━━━ Data lines

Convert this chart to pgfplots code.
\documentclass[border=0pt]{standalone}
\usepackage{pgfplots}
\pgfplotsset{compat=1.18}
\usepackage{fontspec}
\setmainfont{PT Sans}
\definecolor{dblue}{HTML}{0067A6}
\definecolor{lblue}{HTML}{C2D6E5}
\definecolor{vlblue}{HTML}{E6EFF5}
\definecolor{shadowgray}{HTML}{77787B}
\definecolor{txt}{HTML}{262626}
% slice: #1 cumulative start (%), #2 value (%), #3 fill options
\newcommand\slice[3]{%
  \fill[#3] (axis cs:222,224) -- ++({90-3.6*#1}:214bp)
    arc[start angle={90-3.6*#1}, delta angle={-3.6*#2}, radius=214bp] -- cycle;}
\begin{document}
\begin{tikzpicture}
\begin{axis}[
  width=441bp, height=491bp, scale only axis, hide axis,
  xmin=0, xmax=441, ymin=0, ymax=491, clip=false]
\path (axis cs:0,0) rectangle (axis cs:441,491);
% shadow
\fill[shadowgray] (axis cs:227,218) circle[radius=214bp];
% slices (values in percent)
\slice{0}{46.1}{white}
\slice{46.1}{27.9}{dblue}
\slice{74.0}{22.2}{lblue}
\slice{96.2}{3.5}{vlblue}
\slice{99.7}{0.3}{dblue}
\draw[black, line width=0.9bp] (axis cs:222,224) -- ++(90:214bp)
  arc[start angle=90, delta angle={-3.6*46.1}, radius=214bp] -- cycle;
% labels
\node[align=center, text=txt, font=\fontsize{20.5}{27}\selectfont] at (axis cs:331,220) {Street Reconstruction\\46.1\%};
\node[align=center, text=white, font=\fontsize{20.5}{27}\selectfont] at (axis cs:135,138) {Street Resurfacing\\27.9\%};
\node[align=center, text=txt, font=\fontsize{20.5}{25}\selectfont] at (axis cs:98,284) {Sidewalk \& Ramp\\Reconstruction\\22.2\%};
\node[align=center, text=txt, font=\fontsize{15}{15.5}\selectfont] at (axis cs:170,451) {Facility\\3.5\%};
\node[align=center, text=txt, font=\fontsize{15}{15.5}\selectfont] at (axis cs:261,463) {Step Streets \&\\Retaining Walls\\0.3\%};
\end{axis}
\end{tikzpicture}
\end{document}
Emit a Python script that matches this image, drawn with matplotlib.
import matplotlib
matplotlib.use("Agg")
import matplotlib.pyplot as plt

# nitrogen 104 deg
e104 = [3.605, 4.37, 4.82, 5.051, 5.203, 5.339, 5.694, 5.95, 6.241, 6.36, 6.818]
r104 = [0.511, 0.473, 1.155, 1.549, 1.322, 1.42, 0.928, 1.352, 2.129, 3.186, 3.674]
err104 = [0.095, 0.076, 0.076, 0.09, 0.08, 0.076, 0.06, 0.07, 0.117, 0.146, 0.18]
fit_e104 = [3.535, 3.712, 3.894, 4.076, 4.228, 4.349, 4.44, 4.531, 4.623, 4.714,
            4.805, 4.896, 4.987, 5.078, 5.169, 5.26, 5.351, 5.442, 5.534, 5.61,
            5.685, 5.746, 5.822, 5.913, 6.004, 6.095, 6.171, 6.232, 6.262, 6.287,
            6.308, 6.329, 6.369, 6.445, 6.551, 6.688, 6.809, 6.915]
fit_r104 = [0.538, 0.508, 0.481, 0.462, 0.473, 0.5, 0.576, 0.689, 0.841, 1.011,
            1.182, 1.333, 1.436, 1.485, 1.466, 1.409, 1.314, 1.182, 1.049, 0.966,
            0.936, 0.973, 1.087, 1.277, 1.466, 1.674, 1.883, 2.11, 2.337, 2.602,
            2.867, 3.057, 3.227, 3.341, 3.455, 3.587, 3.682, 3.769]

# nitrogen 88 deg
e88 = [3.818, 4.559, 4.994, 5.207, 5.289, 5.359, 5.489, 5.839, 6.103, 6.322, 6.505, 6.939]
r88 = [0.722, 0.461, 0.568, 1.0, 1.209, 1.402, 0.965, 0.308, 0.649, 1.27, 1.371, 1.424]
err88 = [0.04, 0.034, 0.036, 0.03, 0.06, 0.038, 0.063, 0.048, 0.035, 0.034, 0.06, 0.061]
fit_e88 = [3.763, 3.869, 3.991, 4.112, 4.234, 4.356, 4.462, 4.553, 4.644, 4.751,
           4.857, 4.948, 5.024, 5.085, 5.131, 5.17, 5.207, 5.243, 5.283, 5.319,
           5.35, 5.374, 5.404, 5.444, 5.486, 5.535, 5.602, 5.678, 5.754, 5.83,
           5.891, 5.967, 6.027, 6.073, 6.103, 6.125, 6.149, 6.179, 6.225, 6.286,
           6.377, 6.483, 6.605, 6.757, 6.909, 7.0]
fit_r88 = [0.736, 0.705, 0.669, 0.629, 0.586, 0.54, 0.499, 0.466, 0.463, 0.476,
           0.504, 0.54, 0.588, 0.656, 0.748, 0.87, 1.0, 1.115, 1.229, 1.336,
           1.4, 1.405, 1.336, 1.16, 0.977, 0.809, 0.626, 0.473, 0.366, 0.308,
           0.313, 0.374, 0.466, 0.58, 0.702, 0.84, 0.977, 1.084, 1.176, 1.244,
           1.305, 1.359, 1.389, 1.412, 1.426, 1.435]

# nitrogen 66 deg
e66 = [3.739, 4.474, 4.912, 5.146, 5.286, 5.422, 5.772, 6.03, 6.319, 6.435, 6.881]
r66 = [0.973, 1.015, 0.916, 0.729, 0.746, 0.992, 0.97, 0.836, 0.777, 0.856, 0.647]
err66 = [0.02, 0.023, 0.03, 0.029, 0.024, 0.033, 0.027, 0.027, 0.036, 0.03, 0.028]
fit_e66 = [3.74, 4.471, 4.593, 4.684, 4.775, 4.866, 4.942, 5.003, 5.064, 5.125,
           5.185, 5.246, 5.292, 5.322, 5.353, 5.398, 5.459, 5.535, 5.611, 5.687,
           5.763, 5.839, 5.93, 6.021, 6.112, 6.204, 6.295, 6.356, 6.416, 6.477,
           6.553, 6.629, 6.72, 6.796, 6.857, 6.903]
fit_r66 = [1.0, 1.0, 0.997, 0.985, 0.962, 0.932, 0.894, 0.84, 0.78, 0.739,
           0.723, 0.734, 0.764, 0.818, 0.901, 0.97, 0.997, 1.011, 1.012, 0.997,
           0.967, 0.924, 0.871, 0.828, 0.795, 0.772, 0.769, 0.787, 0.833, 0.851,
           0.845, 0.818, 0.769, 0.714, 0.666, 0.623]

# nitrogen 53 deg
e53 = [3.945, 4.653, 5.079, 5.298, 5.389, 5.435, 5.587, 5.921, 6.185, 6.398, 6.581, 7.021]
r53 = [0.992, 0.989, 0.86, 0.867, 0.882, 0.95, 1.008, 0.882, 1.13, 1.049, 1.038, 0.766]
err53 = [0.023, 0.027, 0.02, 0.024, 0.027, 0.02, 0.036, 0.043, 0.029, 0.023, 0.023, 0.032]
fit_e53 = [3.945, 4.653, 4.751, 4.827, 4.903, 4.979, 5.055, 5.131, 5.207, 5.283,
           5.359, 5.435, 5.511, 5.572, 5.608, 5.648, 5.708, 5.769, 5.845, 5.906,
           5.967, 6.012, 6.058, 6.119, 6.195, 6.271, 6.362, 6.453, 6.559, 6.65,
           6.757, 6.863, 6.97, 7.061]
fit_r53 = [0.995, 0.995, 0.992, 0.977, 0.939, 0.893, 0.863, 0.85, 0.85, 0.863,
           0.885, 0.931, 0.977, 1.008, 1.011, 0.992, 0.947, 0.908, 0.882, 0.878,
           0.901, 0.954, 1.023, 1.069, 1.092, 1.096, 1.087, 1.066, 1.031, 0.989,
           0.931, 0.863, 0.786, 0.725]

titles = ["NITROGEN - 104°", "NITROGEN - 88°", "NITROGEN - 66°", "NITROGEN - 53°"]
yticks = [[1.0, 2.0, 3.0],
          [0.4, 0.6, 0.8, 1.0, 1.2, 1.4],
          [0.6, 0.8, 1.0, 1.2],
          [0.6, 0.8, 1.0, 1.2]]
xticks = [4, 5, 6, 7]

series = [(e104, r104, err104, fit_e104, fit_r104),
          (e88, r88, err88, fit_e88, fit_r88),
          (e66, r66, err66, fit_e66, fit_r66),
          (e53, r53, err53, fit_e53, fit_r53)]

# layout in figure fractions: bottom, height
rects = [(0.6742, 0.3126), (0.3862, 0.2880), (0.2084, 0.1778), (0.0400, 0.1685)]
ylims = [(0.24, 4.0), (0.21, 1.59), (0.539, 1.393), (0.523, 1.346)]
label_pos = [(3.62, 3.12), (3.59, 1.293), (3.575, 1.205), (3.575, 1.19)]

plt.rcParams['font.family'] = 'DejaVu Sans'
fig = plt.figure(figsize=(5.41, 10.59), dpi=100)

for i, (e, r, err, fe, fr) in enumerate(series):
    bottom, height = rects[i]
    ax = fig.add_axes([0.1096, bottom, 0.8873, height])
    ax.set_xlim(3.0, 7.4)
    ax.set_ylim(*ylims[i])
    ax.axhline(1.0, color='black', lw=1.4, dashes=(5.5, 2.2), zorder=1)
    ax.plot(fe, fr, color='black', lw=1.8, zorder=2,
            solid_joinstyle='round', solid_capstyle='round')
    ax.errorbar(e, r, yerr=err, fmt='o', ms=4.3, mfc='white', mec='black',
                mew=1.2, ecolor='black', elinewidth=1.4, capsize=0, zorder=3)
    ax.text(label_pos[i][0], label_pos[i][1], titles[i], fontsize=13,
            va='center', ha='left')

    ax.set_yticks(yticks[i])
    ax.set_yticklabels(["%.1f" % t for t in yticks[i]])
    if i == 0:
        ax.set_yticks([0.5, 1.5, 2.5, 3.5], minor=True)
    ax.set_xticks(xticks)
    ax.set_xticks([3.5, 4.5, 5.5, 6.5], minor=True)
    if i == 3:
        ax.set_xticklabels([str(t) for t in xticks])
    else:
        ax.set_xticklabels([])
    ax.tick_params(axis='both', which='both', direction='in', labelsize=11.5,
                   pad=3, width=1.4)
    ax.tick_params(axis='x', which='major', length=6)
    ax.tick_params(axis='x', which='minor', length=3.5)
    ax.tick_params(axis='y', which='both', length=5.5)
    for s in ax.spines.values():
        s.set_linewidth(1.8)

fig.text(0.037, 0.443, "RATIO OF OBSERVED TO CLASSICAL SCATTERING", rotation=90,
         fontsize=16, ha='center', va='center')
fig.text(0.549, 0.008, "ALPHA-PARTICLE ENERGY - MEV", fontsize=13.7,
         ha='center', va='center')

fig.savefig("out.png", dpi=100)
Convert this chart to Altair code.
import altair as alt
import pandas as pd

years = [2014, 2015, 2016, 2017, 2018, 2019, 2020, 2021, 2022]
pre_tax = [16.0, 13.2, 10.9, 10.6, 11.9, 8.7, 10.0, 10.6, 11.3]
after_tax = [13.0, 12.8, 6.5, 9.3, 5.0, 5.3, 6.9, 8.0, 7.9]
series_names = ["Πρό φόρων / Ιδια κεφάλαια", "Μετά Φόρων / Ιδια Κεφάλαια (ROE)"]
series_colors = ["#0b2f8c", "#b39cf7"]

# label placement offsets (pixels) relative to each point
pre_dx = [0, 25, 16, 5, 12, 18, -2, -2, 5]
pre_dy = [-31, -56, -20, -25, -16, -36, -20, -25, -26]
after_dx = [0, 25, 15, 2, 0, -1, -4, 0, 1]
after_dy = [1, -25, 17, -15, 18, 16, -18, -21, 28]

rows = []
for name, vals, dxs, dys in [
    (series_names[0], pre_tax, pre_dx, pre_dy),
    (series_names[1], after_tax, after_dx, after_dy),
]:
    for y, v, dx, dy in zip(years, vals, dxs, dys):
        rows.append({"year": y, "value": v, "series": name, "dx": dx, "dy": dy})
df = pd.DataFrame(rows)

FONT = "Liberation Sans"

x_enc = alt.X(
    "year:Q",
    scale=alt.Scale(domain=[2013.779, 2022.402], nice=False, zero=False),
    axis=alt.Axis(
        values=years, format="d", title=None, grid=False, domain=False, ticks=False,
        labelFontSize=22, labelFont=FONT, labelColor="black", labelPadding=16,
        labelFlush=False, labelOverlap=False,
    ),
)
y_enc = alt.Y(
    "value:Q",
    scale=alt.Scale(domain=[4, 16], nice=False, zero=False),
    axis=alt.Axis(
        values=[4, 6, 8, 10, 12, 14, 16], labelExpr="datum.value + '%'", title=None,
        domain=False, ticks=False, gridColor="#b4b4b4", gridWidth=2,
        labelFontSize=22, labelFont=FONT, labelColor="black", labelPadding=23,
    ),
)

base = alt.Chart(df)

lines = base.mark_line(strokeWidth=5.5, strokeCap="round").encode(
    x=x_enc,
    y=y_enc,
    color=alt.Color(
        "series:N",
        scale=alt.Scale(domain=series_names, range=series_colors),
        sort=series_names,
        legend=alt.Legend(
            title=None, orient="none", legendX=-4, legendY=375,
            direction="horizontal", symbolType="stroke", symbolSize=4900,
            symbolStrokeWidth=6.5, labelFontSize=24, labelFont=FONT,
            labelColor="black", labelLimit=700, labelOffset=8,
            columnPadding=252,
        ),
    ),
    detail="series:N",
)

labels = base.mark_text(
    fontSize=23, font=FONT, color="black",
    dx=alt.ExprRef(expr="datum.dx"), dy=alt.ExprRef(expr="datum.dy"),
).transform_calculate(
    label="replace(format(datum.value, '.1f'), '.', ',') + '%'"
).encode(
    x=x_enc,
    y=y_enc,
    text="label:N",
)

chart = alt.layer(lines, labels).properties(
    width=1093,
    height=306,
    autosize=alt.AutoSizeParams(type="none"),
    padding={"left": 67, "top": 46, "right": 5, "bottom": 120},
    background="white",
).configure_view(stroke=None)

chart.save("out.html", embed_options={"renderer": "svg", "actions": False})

━━━━━━

Directions: Only the lines from the one with "Convert this chart to Altair code." to the one with "import pandas as pd" are wanted; extract them exactly, both ends included.

Exercise answer:
Convert this chart to Altair code.
import altair as alt
import pandas as pd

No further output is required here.